Cette situation allait gravement se dégrader dans les années quatre-vingt avec l’interventionnisme syrien, l’occupation israélienne, la guerre des camps, et même les accords d’Oslo. La seconde partie de l’ouvrage correspond à cette période. S’y trouvent décrits les nouveaux déplacements consécutifs aux offensives israéliennes et à l’expulsion de l’olp. Après l’esquisse d’une typologie des nouveaux espaces migratoires au Liban, ce sont plutôt l’analyse des courants de réémigration et l’aperçu de la situation des réémigrés dans un espace transnational qui forment la partie la plus novatrice de l’ouvrage. Ainsi, à maints égards, les camps deviennent-ils des espaces-tremplins pour de nouveaux départs qui tendront à faire des hérédo-réfugiés de 1948 des migrants comme les autres, aspirant à acquérir la nationalité du pays d’accueil. Sur les 400 000 réfugiés palestiniens du Liban, 10 000 auraient ainsi réémigré. Maintenant dans un premier temps des liens affectifs et financiers étroits avec leurs familles au sein de réseaux à géométrie variable, ils deviennent en acquérant la nationalité du pays d’accueil autant de pôles de regroupement familial, notamment par le mariage des filles avec des Palestiniens sans nationalité définie restés au Liban. Fort discret sur la présence palestinienne aux États-Unis où vivent cependant près de 200 000 réémigrés, notamment du Golfe, M.D. Doraï, développe le cas européen : celui de la Suède en particulier qui a joué un rôle de premier plan dans l’accueil des réémigrés (environ 10 000), ainsi que du Danemark (environ 20 000) et de l’Allemagne (environ 30 000), traitée pour sa part plutôt sous l’angle du transit.

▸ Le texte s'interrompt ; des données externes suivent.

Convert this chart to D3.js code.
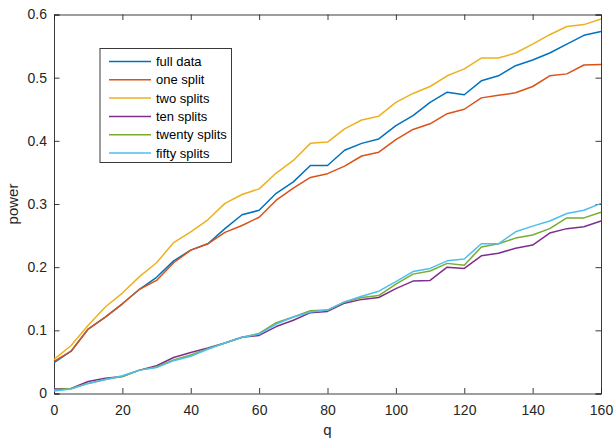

Quelques considérations théoriques sur la notion de diaspora appliquée au cas palestinien sont, vers la fin du livre, les bienvenues. Récusée par E. Sanbar et B. Koodmani-Darwich au profit du concept de communauté transnationale, l’auteur estime que la notion de diaspora est pertinente dans la mesure où il s’agit d’une diaspora fluide, dynamique (A. Médam), politique (M. Bruneau) et ethno-nationale sans État de rattachement (G. Sheffer). Mais, conciliant, il reconnaît que, politiquement, les Palestiniens de l’extérieur, dans le sillage de leurs élites, revêtent bien des traits d’une communauté transnationale.

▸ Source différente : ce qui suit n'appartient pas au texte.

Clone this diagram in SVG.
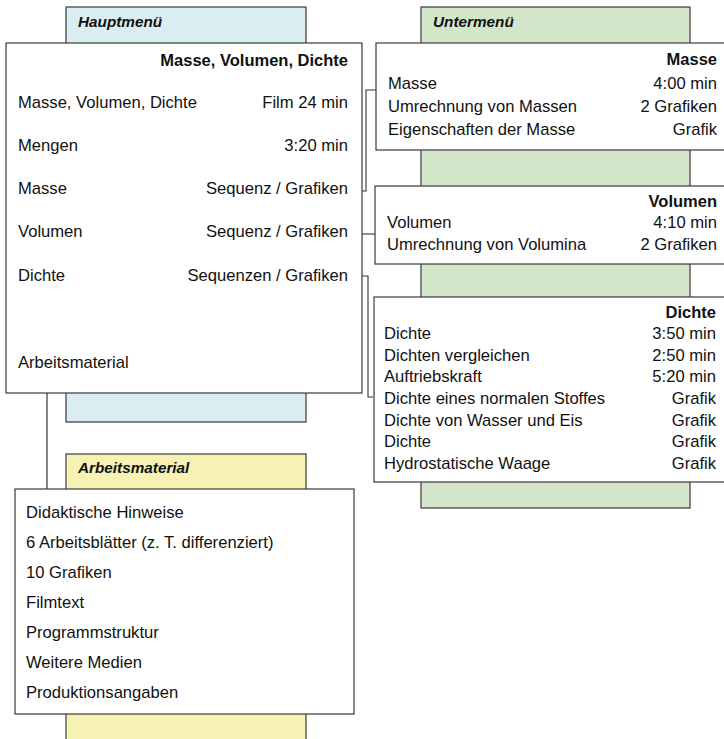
<svg xmlns="http://www.w3.org/2000/svg" width="724" height="739" viewBox="0 0 724 739">
<style>
.tab{stroke:#3a3a3a;stroke-width:1.2}
.box{fill:#fff;stroke:#3a3a3a;stroke-width:1.2}
text{font-family:"Liberation Sans",Arial,sans-serif;fill:#111}
.t{font-size:16.6px}
.r{font-size:16.6px;text-anchor:end}
.h{font-size:16.5px;font-weight:bold;text-anchor:end}
.lab{font-size:15.3px;font-weight:bold;font-style:italic}
.c{fill:none;stroke:#333;stroke-width:1.1}
.cg{fill:none;stroke:#666;stroke-width:1.6}
</style>
<g id="tabs">
<rect id="tab-haupt" class="tab" x="66" y="7" width="240" height="415" fill="#daedf0"/>
<rect id="tab-unter" class="tab" x="421" y="7" width="269" height="501" fill="#d4e6c9"/>
<rect id="tab-arbeit" class="tab" x="66" y="454" width="240" height="300" fill="#f7f2b3"/>
<text class="lab" x="78" y="27">Hauptmenü</text>
<text class="lab" x="433" y="27">Untermenü</text>
<text class="lab" x="78" y="473">Arbeitsmaterial</text>
</g>
<g id="connectors">
<path class="cg" d="M47 393 V489"/>
<path class="c" d="M362 191 H366 V90 H376"/>
<path class="c" d="M362 234 H375"/>
<path class="c" d="M362 276 H368 V397 H373"/>
</g>
<g id="hauptmenue">
<rect class="box" x="6" y="43" width="356" height="350"/>
<text class="h" x="348" y="66">Masse, Volumen, Dichte</text>
<text class="t" x="18" y="108">Masse, Volumen, Dichte</text><text class="r" x="348" y="108">Film 24 min</text>
<text class="t" x="18" y="151">Mengen</text><text class="r" x="348" y="151">3:20 min</text>
<text class="t" x="18" y="194">Masse</text><text class="r" x="348" y="194">Sequenz / Grafiken</text>
<text class="t" x="18" y="237">Volumen</text><text class="r" x="348" y="237">Sequenz / Grafiken</text>
<text class="t" x="18" y="281">Dichte</text><text class="r" x="348" y="281">Sequenzen / Grafiken</text>
<text class="t" x="18" y="368">Arbeitsmaterial</text>
</g>
<g id="masse">
<rect class="box" x="376" y="43" width="360" height="107"/>
<text class="h" x="717" y="65">Masse</text>
<text class="t" x="388" y="89">Masse</text><text class="r" x="717" y="89">4:00 min</text>
<text class="t" x="388" y="112">Umrechnung von Massen</text><text class="r" x="717" y="112">2 Grafiken</text>
<text class="t" x="388" y="135">Eigenschaften der Masse</text><text class="r" x="717" y="135">Grafik</text>
</g>
<g id="volumen">
<rect class="box" x="375" y="186" width="360" height="78"/>
<text class="h" x="717" y="207">Volumen</text>
<text class="t" x="387" y="228">Volumen</text><text class="r" x="717" y="228">4:10 min</text>
<text class="t" x="387" y="250">Umrechnung von Volumina</text><text class="r" x="717" y="250">2 Grafiken</text>
</g>
<g id="dichte">
<rect class="box" x="374" y="297" width="360" height="185"/>
<text class="h" x="716" y="318">Dichte</text>
<text class="t" x="384" y="339">Dichte</text><text class="r" x="716" y="339">3:50 min</text>
<text class="t" x="384" y="361">Dichten vergleichen</text><text class="r" x="716" y="361">2:50 min</text>
<text class="t" x="384" y="382">Auftriebskraft</text><text class="r" x="716" y="382">5:20 min</text>
<text class="t" x="384" y="404">Dichte eines normalen Stoffes</text><text class="r" x="716" y="404">Grafik</text>
<text class="t" x="384" y="426">Dichte von Wasser und Eis</text><text class="r" x="716" y="426">Grafik</text>
<text class="t" x="384" y="447">Dichte</text><text class="r" x="716" y="447">Grafik</text>
<text class="t" x="384" y="469">Hydrostatische Waage</text><text class="r" x="716" y="469">Grafik</text>
</g>
<g id="arbeitsmaterial">
<rect class="box" x="15" y="489" width="339" height="225"/>
<text class="t" x="26" y="518">Didaktische Hinweise</text>
<text class="t" x="26" y="548">6 Arbeitsblätter (z. T. differenziert)</text>
<text class="t" x="26" y="578">10 Grafiken</text>
<text class="t" x="26" y="608">Filmtext</text>
<text class="t" x="26" y="638">Programmstruktur</text>
<text class="t" x="26" y="668">Weitere Medien</text>
<text class="t" x="26" y="698">Produktionsangaben</text>
</g>
</svg>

Cette concession conduit l’auteur à une conclusion optimiste où réapparait discrètement le voeu du militant quant à la persistance du sentiment d’appartenance politique et ethno-nationale palestinienne, malgré les dynamiques d’intégration spatio-temporelles à l’oeuvre. Il est également optimiste quant à l’efficacité des pressions que les communautés palestiniennes seraient en mesure d’exercer sur la diplomatie internationale. Il l’est encore vis-à-vis des perspectives de règlement avec Israël du problème global des réfugiés inspiré par Rashid Khalidi. Une autre réalité risque cependant d’advenir depuis qu’avec l’intervention de l’Autorité palestinienne de Ramallah et la territorialisation du mouvement national palestinien, l’extérieur a cessé d’en être le centre de gravité et redevient une périphérie politiquement de plus en plus marginalisée, intégrée et globalement dépolitisée.